— Start of PROVIDED DATA —

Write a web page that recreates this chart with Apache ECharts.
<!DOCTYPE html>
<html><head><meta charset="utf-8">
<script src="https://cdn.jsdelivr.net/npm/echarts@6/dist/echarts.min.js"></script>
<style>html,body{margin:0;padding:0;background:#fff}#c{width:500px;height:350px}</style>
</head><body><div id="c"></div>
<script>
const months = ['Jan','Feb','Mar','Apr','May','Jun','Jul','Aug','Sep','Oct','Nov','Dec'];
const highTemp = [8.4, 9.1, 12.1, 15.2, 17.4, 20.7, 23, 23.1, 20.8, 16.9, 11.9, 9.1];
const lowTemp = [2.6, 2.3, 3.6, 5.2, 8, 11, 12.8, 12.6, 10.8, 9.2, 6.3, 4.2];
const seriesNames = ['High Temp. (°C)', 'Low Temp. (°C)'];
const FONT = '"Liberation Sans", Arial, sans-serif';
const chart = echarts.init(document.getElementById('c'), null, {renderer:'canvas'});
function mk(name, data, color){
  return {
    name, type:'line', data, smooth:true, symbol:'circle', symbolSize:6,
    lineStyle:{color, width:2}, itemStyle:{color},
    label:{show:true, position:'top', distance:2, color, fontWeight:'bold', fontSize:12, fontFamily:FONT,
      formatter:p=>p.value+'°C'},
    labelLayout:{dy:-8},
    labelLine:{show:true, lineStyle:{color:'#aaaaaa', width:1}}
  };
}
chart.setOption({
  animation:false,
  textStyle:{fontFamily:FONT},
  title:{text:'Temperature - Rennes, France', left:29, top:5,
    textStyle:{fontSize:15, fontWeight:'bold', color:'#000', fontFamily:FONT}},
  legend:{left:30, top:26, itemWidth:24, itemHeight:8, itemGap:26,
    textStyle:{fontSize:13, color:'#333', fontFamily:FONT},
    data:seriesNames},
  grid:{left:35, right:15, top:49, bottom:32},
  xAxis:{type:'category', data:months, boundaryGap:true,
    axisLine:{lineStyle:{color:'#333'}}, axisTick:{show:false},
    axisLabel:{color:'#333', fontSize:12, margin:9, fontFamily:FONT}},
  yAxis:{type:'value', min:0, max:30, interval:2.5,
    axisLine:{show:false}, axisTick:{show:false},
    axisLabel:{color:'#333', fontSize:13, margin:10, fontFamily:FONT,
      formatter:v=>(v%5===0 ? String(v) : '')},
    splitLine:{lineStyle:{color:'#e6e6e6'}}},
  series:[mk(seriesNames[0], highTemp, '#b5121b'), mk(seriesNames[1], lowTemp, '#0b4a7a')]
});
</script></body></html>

— End of PROVIDED DATA —

* GIVEN INSTRUCTION
All of the data needs to be printed once more, exactly.

* EXERCISE ANSWER
Write a web page that recreates this chart with Apache ECharts.
<!DOCTYPE html>
<html><head><meta charset="utf-8">
<script src="https://cdn.jsdelivr.net/npm/echarts@6/dist/echarts.min.js"></script>
<style>html,body{margin:0;padding:0;background:#fff}#c{width:500px;height:350px}</style>
</head><body><div id="c"></div>
<script>
const months = ['Jan','Feb','Mar','Apr','May','Jun','Jul','Aug','Sep','Oct','Nov','Dec'];
const highTemp = [8.4, 9.1, 12.1, 15.2, 17.4, 20.7, 23, 23.1, 20.8, 16.9, 11.9, 9.1];
const lowTemp = [2.6, 2.3, 3.6, 5.2, 8, 11, 12.8, 12.6, 10.8, 9.2, 6.3, 4.2];
const seriesNames = ['High Temp. (°C)', 'Low Temp. (°C)'];
const FONT = '"Liberation Sans", Arial, sans-serif';
const chart = echarts.init(document.getElementById('c'), null, {renderer:'canvas'});
function mk(name, data, color){
  return {
    name, type:'line', data, smooth:true, symbol:'circle', symbolSize:6,
    lineStyle:{color, width:2}, itemStyle:{color},
    label:{show:true, position:'top', distance:2, color, fontWeight:'bold', fontSize:12, fontFamily:FONT,
      formatter:p=>p.value+'°C'},
    labelLayout:{dy:-8},
    labelLine:{show:true, lineStyle:{color:'#aaaaaa', width:1}}
  };
}
chart.setOption({
  animation:false,
  textStyle:{fontFamily:FONT},
  title:{text:'Temperature - Rennes, France', left:29, top:5,
    textStyle:{fontSize:15, fontWeight:'bold', color:'#000', fontFamily:FONT}},
  legend:{left:30, top:26, itemWidth:24, itemHeight:8, itemGap:26,
    textStyle:{fontSize:13, color:'#333', fontFamily:FONT},
    data:seriesNames},
  grid:{left:35, right:15, top:49, bottom:32},
  xAxis:{type:'category', data:months, boundaryGap:true,
    axisLine:{lineStyle:{color:'#333'}}, axisTick:{show:false},
    axisLabel:{color:'#333', fontSize:12, margin:9, fontFamily:FONT}},
  yAxis:{type:'value', min:0, max:30, interval:2.5,
    axisLine:{show:false}, axisTick:{show:false},
    axisLabel:{color:'#333', fontSize:13, margin:10, fontFamily:FONT,
      formatter:v=>(v%5===0 ? String(v) : '')},
    splitLine:{lineStyle:{color:'#e6e6e6'}}},
  series:[mk(seriesNames[0], highTemp, '#b5121b'), mk(seriesNames[1], lowTemp, '#0b4a7a')]
});
</script></body></html>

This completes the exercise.